DATASET EXTRACT:

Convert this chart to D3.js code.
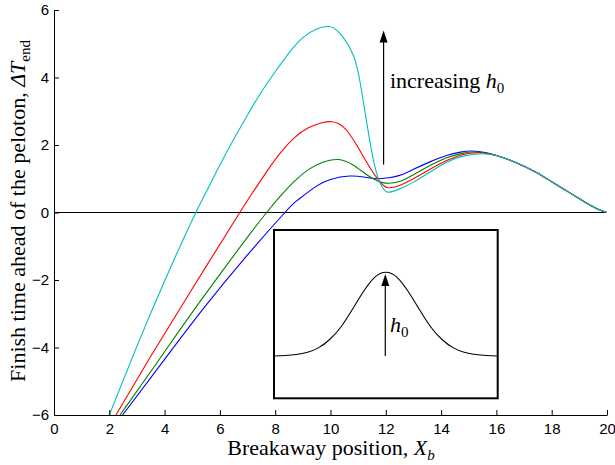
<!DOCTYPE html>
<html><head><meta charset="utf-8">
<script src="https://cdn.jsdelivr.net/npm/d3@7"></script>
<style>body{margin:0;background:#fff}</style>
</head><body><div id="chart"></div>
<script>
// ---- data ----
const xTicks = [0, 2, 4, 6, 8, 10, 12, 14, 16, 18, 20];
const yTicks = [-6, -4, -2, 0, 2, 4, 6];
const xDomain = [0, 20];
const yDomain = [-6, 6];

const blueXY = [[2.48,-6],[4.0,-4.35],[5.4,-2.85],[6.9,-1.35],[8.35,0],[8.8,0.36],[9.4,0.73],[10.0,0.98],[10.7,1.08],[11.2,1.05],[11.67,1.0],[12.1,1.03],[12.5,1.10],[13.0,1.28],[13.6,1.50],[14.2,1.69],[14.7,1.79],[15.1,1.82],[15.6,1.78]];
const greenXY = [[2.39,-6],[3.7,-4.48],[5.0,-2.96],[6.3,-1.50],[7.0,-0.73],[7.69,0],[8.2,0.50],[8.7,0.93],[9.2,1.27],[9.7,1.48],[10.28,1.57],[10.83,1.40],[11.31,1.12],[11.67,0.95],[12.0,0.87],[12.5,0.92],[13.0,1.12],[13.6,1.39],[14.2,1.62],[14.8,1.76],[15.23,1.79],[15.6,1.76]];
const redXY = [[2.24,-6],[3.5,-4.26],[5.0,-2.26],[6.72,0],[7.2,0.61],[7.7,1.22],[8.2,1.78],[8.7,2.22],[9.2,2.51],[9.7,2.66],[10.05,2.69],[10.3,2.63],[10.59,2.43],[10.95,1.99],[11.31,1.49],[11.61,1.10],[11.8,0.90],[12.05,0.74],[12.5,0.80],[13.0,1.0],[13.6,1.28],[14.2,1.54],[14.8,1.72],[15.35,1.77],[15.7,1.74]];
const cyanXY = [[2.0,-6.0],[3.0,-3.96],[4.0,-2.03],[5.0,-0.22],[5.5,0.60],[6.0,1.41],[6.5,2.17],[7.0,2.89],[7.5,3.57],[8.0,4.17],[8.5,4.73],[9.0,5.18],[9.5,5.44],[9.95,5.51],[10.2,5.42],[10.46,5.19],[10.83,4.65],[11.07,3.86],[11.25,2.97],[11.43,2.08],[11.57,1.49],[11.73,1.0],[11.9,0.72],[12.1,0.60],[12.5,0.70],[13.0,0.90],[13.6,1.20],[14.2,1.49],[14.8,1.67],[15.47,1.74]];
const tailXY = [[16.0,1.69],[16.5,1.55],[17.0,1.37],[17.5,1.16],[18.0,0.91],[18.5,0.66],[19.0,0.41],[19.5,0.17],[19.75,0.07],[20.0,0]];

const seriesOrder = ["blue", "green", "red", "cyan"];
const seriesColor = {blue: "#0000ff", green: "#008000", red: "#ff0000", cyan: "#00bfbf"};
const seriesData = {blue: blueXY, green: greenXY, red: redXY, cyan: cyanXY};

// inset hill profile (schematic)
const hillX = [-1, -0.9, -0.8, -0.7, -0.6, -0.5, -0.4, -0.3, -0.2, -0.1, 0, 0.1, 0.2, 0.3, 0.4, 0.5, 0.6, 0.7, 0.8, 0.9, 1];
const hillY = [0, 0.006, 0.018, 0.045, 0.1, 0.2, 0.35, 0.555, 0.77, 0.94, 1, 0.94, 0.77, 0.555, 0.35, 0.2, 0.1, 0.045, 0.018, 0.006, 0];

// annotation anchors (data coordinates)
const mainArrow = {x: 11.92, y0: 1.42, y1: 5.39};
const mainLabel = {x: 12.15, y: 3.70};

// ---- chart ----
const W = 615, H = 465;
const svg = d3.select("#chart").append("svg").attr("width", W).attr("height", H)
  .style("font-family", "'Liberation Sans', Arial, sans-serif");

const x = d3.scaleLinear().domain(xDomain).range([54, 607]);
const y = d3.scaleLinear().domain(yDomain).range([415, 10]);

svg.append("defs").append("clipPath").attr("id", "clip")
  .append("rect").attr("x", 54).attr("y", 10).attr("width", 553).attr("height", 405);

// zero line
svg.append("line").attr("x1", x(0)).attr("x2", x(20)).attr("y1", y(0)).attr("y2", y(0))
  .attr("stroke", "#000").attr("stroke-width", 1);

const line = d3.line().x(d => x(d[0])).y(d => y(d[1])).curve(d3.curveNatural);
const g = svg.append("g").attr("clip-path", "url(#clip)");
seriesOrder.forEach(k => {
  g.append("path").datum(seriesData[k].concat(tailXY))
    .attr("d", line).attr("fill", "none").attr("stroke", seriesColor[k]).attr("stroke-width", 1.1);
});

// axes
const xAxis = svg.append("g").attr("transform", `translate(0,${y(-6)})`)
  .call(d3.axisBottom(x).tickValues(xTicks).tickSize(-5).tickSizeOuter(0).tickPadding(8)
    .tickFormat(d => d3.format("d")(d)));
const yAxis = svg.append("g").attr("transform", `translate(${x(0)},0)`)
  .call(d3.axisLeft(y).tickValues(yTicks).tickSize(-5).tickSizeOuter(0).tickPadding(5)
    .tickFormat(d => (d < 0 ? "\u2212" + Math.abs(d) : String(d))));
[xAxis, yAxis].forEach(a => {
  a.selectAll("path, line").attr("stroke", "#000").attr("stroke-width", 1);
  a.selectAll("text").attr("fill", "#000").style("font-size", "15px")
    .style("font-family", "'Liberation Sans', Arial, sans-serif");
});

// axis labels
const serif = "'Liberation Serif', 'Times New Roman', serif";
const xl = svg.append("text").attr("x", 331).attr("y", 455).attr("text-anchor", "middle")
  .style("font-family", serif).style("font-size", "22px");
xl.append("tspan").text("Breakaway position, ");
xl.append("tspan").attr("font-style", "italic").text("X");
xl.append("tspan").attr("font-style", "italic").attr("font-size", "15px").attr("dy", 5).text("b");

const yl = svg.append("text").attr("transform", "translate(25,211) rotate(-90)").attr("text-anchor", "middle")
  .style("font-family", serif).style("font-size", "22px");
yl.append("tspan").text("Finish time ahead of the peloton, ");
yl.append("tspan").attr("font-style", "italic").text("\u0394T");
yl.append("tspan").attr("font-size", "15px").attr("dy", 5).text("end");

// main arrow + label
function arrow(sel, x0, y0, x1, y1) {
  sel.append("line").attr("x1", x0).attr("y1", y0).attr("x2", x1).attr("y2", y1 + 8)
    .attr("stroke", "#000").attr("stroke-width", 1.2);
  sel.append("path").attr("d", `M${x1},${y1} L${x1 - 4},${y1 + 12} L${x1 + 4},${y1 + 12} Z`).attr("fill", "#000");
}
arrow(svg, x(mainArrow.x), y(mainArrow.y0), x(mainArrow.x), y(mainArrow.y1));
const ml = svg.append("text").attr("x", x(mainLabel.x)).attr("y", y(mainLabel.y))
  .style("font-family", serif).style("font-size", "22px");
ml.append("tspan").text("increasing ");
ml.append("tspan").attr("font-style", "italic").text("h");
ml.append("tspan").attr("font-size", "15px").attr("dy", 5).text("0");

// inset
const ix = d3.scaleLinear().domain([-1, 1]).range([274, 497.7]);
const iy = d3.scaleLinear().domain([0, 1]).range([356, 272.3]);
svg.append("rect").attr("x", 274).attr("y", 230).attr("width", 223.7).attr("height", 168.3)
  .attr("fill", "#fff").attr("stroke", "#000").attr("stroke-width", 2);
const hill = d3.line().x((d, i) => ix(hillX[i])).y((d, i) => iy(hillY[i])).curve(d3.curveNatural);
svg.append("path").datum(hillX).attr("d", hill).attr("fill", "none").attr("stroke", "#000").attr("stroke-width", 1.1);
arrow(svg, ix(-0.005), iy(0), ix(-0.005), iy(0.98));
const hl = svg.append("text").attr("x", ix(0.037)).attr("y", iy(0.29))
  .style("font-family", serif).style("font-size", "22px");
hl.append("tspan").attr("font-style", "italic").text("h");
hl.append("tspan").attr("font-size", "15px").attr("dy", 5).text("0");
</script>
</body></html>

YOUR INSTRUCTIONS:
Write out exactly the lines between the start of the data and the line with "const yDomain = [-6, 6];", including both, but none of the pictures.

EXERCISE OUTPUT:
Convert this chart to D3.js code.
<!DOCTYPE html>
<html><head><meta charset="utf-8">
<script src="https://cdn.jsdelivr.net/npm/d3@7"></script>
<style>body{margin:0;background:#fff}</style>
</head><body><div id="chart"></div>
<script>
// ---- data ----
const xTicks = [0, 2, 4, 6, 8, 10, 12, 14, 16, 18, 20];
const yTicks = [-6, -4, -2, 0, 2, 4, 6];
const xDomain = [0, 20];
const yDomain = [-6, 6];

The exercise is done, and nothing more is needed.